Copy out the whole listing exactly as written, leaving the pictures behind.

▶ _GIVEN MATERIAL_
—————
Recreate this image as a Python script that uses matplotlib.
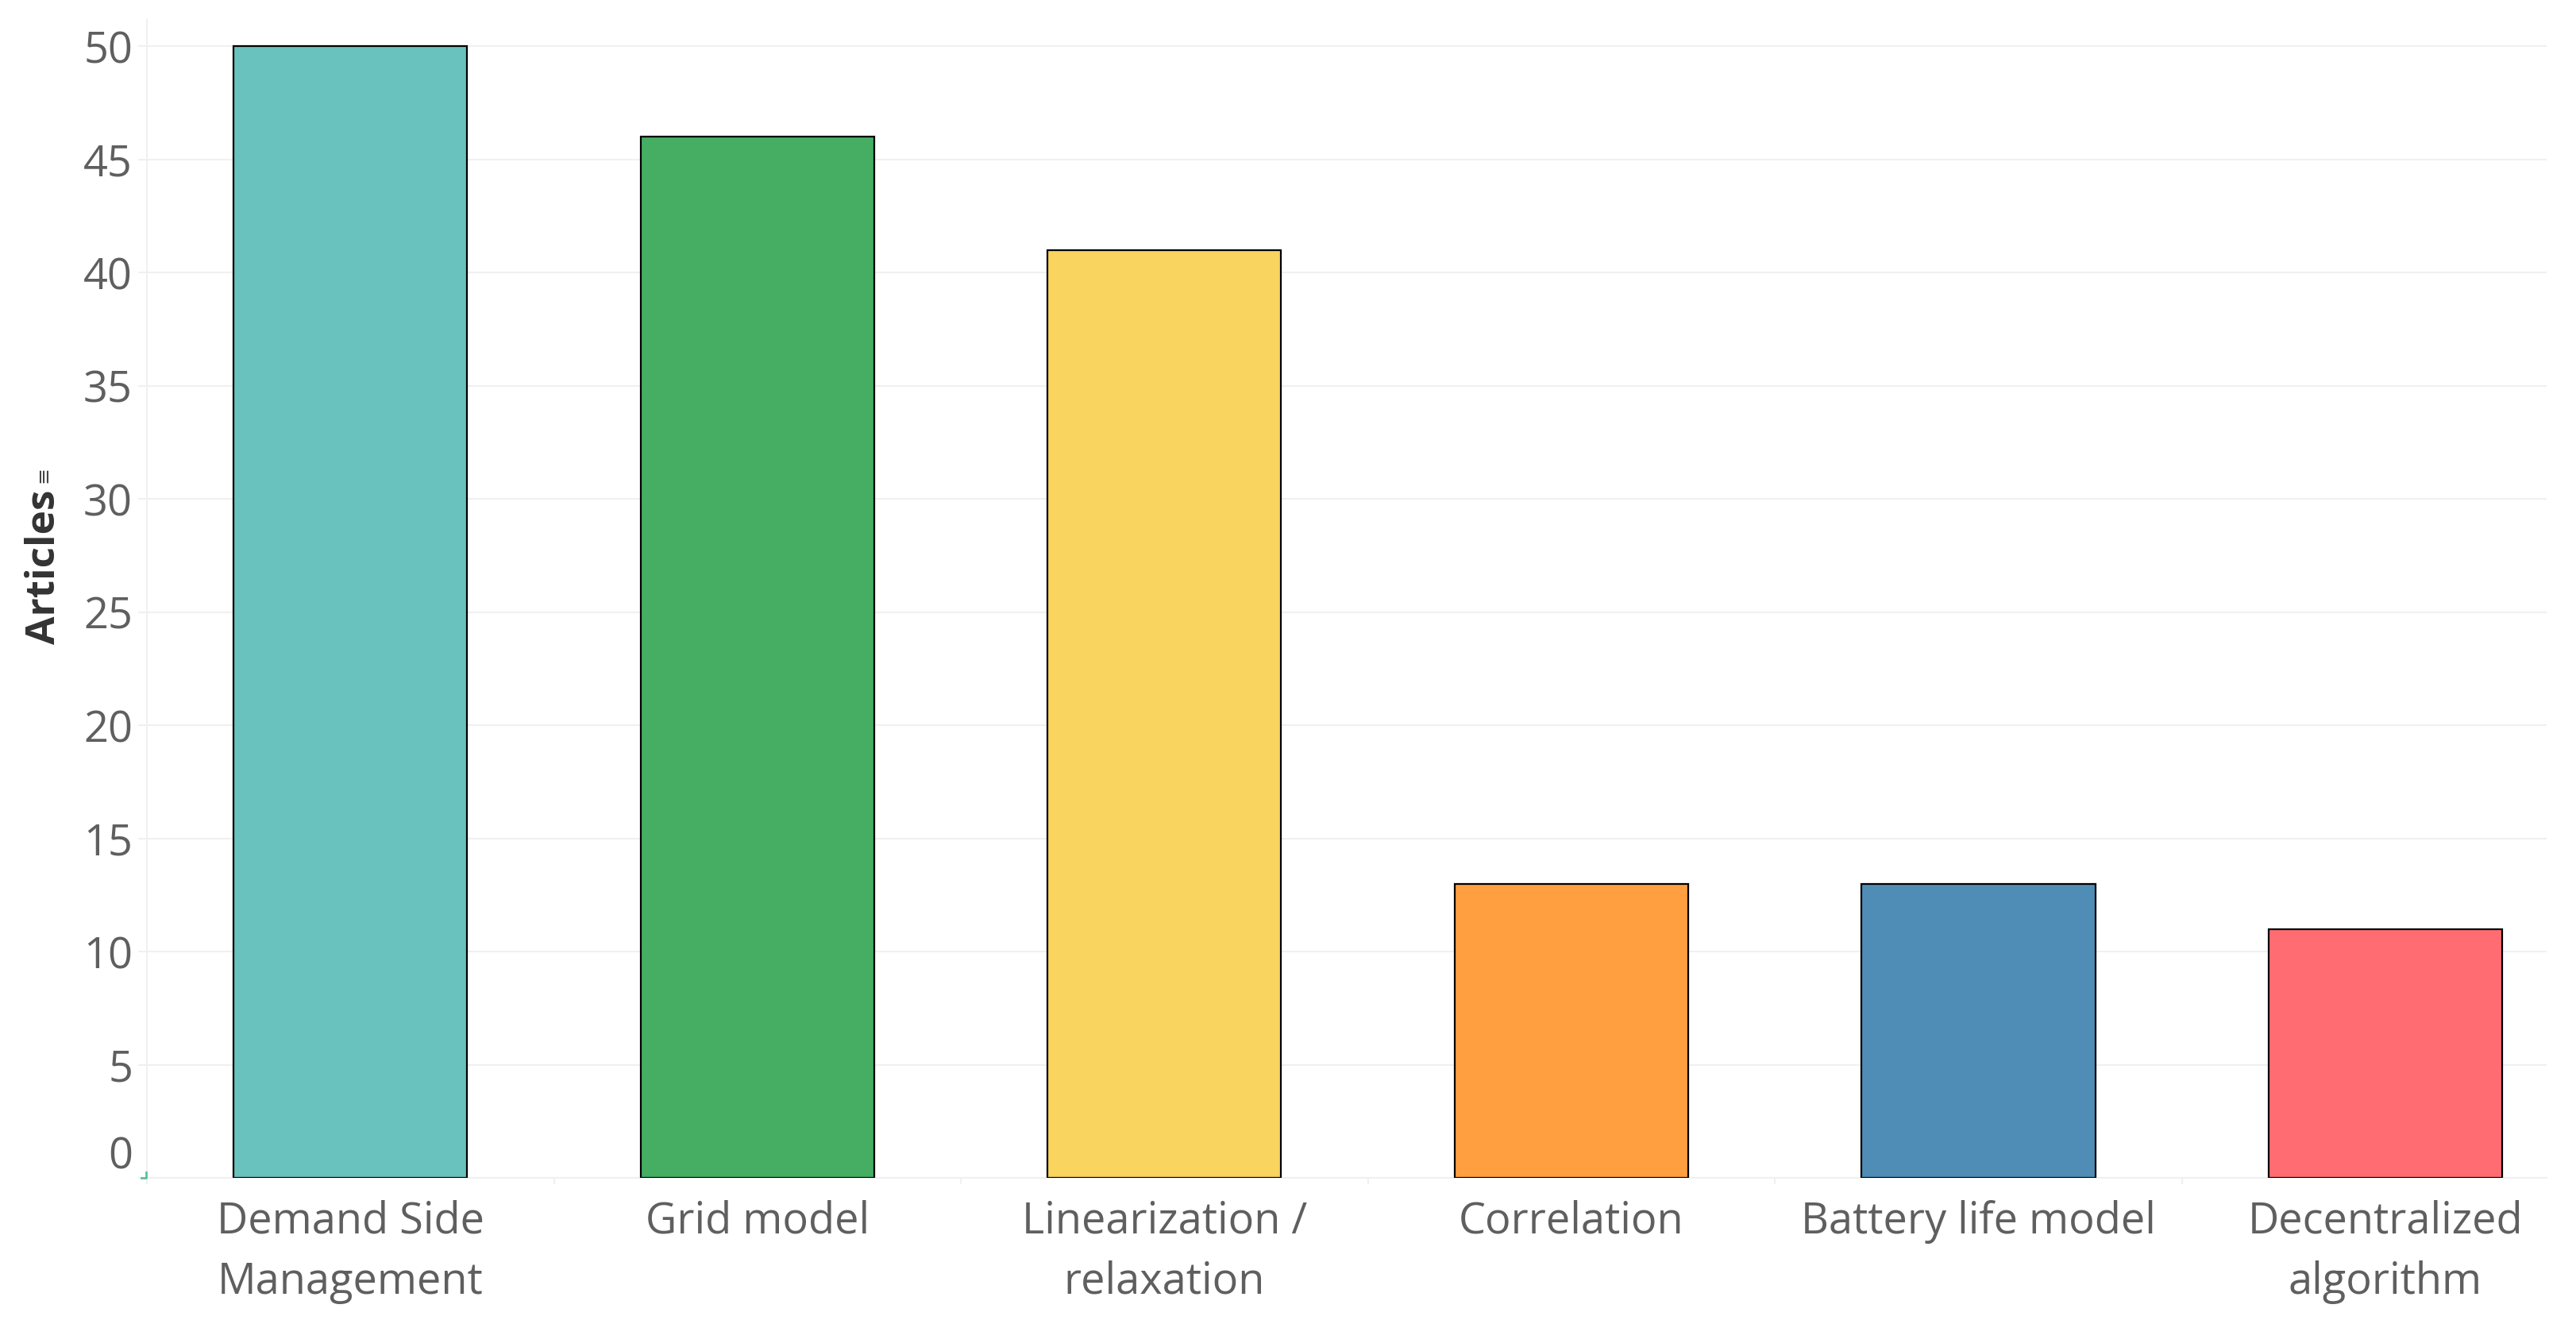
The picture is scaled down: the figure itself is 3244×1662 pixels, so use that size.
import matplotlib
matplotlib.use('Agg')
import matplotlib.pyplot as plt
import matplotlib.transforms as mtransforms
from matplotlib.lines import Line2D
import numpy as np

categories = ['Demand Side\nManagement', 'Grid model', 'Linearization /\nrelaxation',
              'Correlation', 'Battery life model', 'Decentralized\nalgorithm']
articles = [50, 46, 41, 13, 13, 11]
colors = ['#6ac2bf', '#45ae63', '#f9d45f', '#ff9f40', '#508db6', '#ff6d72']
y_ticks = [0, 5, 10, 15, 20, 25, 30, 35, 40, 45, 50]

plt.rcParams['font.family'] = ['Open Sans', 'DejaVu Sans']

fig = plt.figure(figsize=(32.44, 16.62), dpi=100)
ax = fig.add_axes([185 / 3244, 1 - 1483 / 1662, (3207 - 185) / 3244, (1483 - 25) / 1662])

x = np.arange(len(categories))
ax.bar(x, articles, width=0.574, color=colors, edgecolor='black', linewidth=1.6, zorder=3)

ax.set_xlim(-0.5, 5.396)
ax.set_ylim(0, 51.16)

ax.set_yticks(y_ticks)
ax.set_yticklabels([str(v) for v in y_ticks])
ax.set_xticks(x)
ax.set_xticklabels(categories, linespacing=1.5)
ax.set_xticks(np.arange(-0.5, 5.0, 1.0), minor=True)

ax.yaxis.grid(True, color='#f0f0f0', linewidth=1.5, zorder=0)
ax.tick_params(axis='y', length=8, width=1.5, color='#f0f0f0', pad=5,
               labelsize=39, labelcolor='#5f5f5f')
ax.tick_params(axis='x', which='major', length=0, pad=20, labelsize=39, labelcolor='#5f5f5f')
ax.tick_params(axis='x', which='minor', length=6, width=1.5, color='#f0f0f0')

for s in ['top', 'right']:
    ax.spines[s].set_visible(False)
for s in ['left', 'bottom']:
    ax.spines[s].set_color('#f0f0f0')
    ax.spines[s].set_linewidth(1.5)

# Tableau lifts the 0 label above the baseline
zero_label = ax.get_yticklabels()[0]
zero_label.set_transform(zero_label.get_transform() +
                         mtransforms.ScaledTranslation(0, 0.33, fig.dpi_scale_trans))

fig.text(56 / 3244, 1 - 714 / 1662, 'Articles', rotation=90, ha='center', va='center',
         fontsize=37, fontweight='bold', color='#333333')
# small sort icon next to the axis title
fig.text(54 / 3244, 1 - 598 / 1662, '\u2261', rotation=90, ha='center', va='center',
         fontsize=18, color='#444444', family='DejaVu Sans')

# little corner mark
fig.add_artist(Line2D([178 / 3244, 184 / 3244, 184 / 3244],
                      [1 - 1483 / 1662, 1 - 1483 / 1662, 1 - 1476 / 1662],
                      color='#5dbfa0', linewidth=2))

fig.savefig('out.png', dpi=100, facecolor='white')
—————
▶ _SOLUTION TO THIS EXERCISE_
Recreate this image as a Python script that uses matplotlib.
The picture is scaled down: the figure itself is 3244×1662 pixels, so use that size.
import matplotlib
matplotlib.use('Agg')
import matplotlib.pyplot as plt
import matplotlib.transforms as mtransforms
from matplotlib.lines import Line2D
import numpy as np

categories = ['Demand Side\nManagement', 'Grid model', 'Linearization /\nrelaxation',
              'Correlation', 'Battery life model', 'Decentralized\nalgorithm']
articles = [50, 46, 41, 13, 13, 11]
colors = ['#6ac2bf', '#45ae63', '#f9d45f', '#ff9f40', '#508db6', '#ff6d72']
y_ticks = [0, 5, 10, 15, 20, 25, 30, 35, 40, 45, 50]

plt.rcParams['font.family'] = ['Open Sans', 'DejaVu Sans']

fig = plt.figure(figsize=(32.44, 16.62), dpi=100)
ax = fig.add_axes([185 / 3244, 1 - 1483 / 1662, (3207 - 185) / 3244, (1483 - 25) / 1662])

x = np.arange(len(categories))
ax.bar(x, articles, width=0.574, color=colors, edgecolor='black', linewidth=1.6, zorder=3)

ax.set_xlim(-0.5, 5.396)
ax.set_ylim(0, 51.16)

ax.set_yticks(y_ticks)
ax.set_yticklabels([str(v) for v in y_ticks])
ax.set_xticks(x)
ax.set_xticklabels(categories, linespacing=1.5)
ax.set_xticks(np.arange(-0.5, 5.0, 1.0), minor=True)

ax.yaxis.grid(True, color='#f0f0f0', linewidth=1.5, zorder=0)
ax.tick_params(axis='y', length=8, width=1.5, color='#f0f0f0', pad=5,
               labelsize=39, labelcolor='#5f5f5f')
ax.tick_params(axis='x', which='major', length=0, pad=20, labelsize=39, labelcolor='#5f5f5f')
ax.tick_params(axis='x', which='minor', length=6, width=1.5, color='#f0f0f0')

for s in ['top', 'right']:
    ax.spines[s].set_visible(False)
for s in ['left', 'bottom']:
    ax.spines[s].set_color('#f0f0f0')
    ax.spines[s].set_linewidth(1.5)

# Tableau lifts the 0 label above the baseline
zero_label = ax.get_yticklabels()[0]
zero_label.set_transform(zero_label.get_transform() +
                         mtransforms.ScaledTranslation(0, 0.33, fig.dpi_scale_trans))

fig.text(56 / 3244, 1 - 714 / 1662, 'Articles', rotation=90, ha='center', va='center',
         fontsize=37, fontweight='bold', color='#333333')
# small sort icon next to the axis title
fig.text(54 / 3244, 1 - 598 / 1662, '\u2261', rotation=90, ha='center', va='center',
         fontsize=18, color='#444444', family='DejaVu Sans')

# little corner mark
fig.add_artist(Line2D([178 / 3244, 184 / 3244, 184 / 3244],
                      [1 - 1483 / 1662, 1 - 1483 / 1662, 1 - 1476 / 1662],
                      color='#5dbfa0', linewidth=2))

fig.savefig('out.png', dpi=100, facecolor='white')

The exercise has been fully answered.